We will never understand the beauty of forgiveness until we understand our need for it. Why do we need forgiveness? Because we are guilty of sin. In Romans 3:23, Paul says, “all have sinned and fall short of the glory of God….” Later, John confessed the same truth, saying, “If we say we have no sin, we are deceiving ourselves, and the truth is not in us….If we say that we have not sinned, we make Him a liar, and His word is not in us” (1 Jn. 1:8, 10). Because we are guilty of sin, we all need God’s forgiveness through the blood of Jesus our Savior.

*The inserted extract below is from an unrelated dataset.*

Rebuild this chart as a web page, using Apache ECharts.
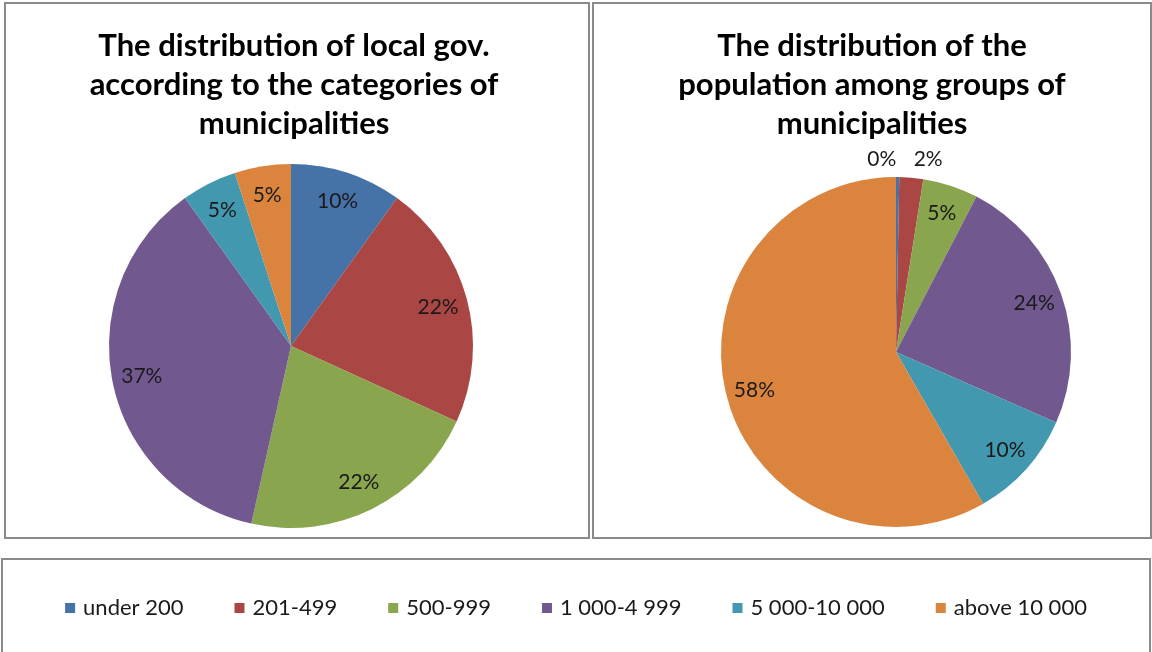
<!DOCTYPE html>
<html>
<head>
<meta charset="utf-8">
<script src="https://cdn.jsdelivr.net/npm/echarts@6/dist/echarts.min.js"></script>
<style>
html,body{margin:0;padding:0;background:#fff;}
#chart{width:1152px;height:652px;}
</style>
</head>
<body>
<div id="chart"></div>
<script>
// ---- data ----
const categories = ['under 200', '201-499', '500-999', '1 000-4 999', '5 000-10 000', 'above 10 000'];
const localGovShare = [9.9, 21.9, 21.7, 36.6, 4.9, 5.0];
const populationShare = [0.3, 2.2, 5.1, 24.0, 10.1, 58.3];
const titleLeft = 'The distribution of local gov.\naccording to the categories of\nmunicipalities';
const titleRight = 'The distribution of the\npopulation among groups of\nmunicipalities';
const colors = ['#4572A7', '#AA4643', '#89A54E', '#71588F', '#4198AF', '#DB843D'];

// ---- build ----
const chart = echarts.init(document.getElementById('chart'));
const FONT = 'Lato, "Open Sans", sans-serif';
const labelStyle = { color: '#1a1a1a', fontSize: 21, fontFamily: FONT };
const fmt = p => Math.round(p.percent) + '%';
const mk = vals => vals.map((v, i) => ({ name: categories[i], value: v }));

const L = { c: [291, 346], r: 182 };
const R = { c: [896, 352], r: 175 };

function mainPie(cfg, vals) {
  return {
    type: 'pie', center: cfg.c, radius: [0, cfg.r], startAngle: 90,
    data: mk(vals), label: { show: false }, labelLine: { show: false },
    itemStyle: { borderWidth: 0 }, emphasis: { disabled: true }
  };
}
function labelRing(cfg, vals, hideIdx) {
  return {
    type: 'pie', center: cfg.c, radius: [cfg.r * 0.64, cfg.r], startAngle: 90,
    silent: true, emphasis: { disabled: true },
    data: mk(vals).map((d, i) => Object.assign(d, {
      itemStyle: { color: 'rgba(0,0,0,0)' },
      label: { show: hideIdx.indexOf(i) < 0 }
    })),
    label: Object.assign({ show: true, position: 'inside', formatter: fmt }, labelStyle),
    labelLine: { show: false }
  };
}

const smallOffsets = { 0: [-16, 2], 1: [15, 1] };
const titleStyle = { fontFamily: FONT, fontWeight: 'bold', fontSize: 31, lineHeight: 39, color: '#000' };

const option = {
  backgroundColor: '#fff',
  color: colors,
  animation: false,
  title: [
    { text: titleLeft, left: 289, top: 21, textAlign: 'center', textStyle: titleStyle },
    { text: titleRight, left: 867, top: 21, textAlign: 'center', textStyle: titleStyle }
  ],
  legend: {
    data: categories, left: 'center', top: 592, icon: 'rect',
    itemWidth: 10, itemHeight: 10, itemGap: 51,
    textStyle: { fontFamily: FONT, fontSize: 22, color: '#1a1a1a', padding: [0, 0, 0, 3] },
    selectedMode: false
  },
  graphic: [
    { type: 'rect', shape: { x: 5, y: 3, width: 584, height: 535 }, style: { fill: 'none', stroke: '#8a8a8a', lineWidth: 2 }, z: 100 },
    { type: 'rect', shape: { x: 593, y: 3, width: 558, height: 535 }, style: { fill: 'none', stroke: '#8a8a8a', lineWidth: 2 }, z: 100 },
    { type: 'rect', shape: { x: 2, y: 559, width: 1148, height: 100 }, style: { fill: 'none', stroke: '#8a8a8a', lineWidth: 2 }, z: 100 }
  ],
  series: [
    mainPie(L, localGovShare),
    mainPie(R, populationShare),
    labelRing(L, localGovShare, []),
    labelRing(R, populationShare, [0, 1]),
    {
      type: 'pie', center: R.c, radius: [R.r, R.r + 34], startAngle: 90,
      silent: true, emphasis: { disabled: true },
      data: mk(populationShare).map((d, i) => Object.assign(d, {
        itemStyle: { color: 'rgba(0,0,0,0)' },
        label: smallOffsets[i] ? { show: true, offset: smallOffsets[i] } : { show: false }
      })),
      label: Object.assign({ show: true, position: 'inside', formatter: fmt }, labelStyle),
      labelLine: { show: false }
    }
  ]
};
chart.setOption(option);
</script>
</body>
</html>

Perhaps, a more penetrating question is: “Why should I forgive others?” We must forgive others or our own sins will remain unforgiven. Jesus taught us to pray as follows: “forgive us our debts, as we also have forgiven our debtors” (Mt. 6:12). Then, He adds: “for if you forgive men for their transgressions, your heavenly Father will also forgive you. But if you do not forgive men, then your Father will not forgive your transgressions” (Mt. 6:14-15). Sounds like people have always struggled with forgiveness. But someone might object, saying, “I would forgive, but they do not deserve it!” While that may be true, neither do we deserve God’s forgiveness.
Closely related to our need for God’s forgiveness, is the question of how often must we forgive others. Peter asked, “‘Lord, how often shall my brother sin against me and I forgive him? Up to seven times?’ Jesus said to him, ‘I do not say to you, up to seven times, but up to seventy times seven’” (Mt. 18:15-20). Peter may have thought he was being generous in being willing to forgive seven times; after all, the Jewish rabbis taught that a man should only be forgiven three times. We might say that it was a “three strikes and you’re out” policy on forgiveness. But, Peter doubled that amount and added one more for good measure. He might have even patted himself on the back, thinking that Jesus would be proud of the way he had grasped His teaching about forgiveness. But, instead of praise, Jesus provided correction. He replied, “Not seven times, but seventy times seven.” Peter’s math was way off.
The number “seven” often has a special meaning in the Bible. Seven or multiples of seven sometimes imply completeness or perfection. It is likely that Jesus was suggesting to Peter that forgiveness ought to occur an inexhaustible number of times. He was not teaching Peter to forgive 490 times and no more. He is saying that we must always be willing to forgive. Once is not enough.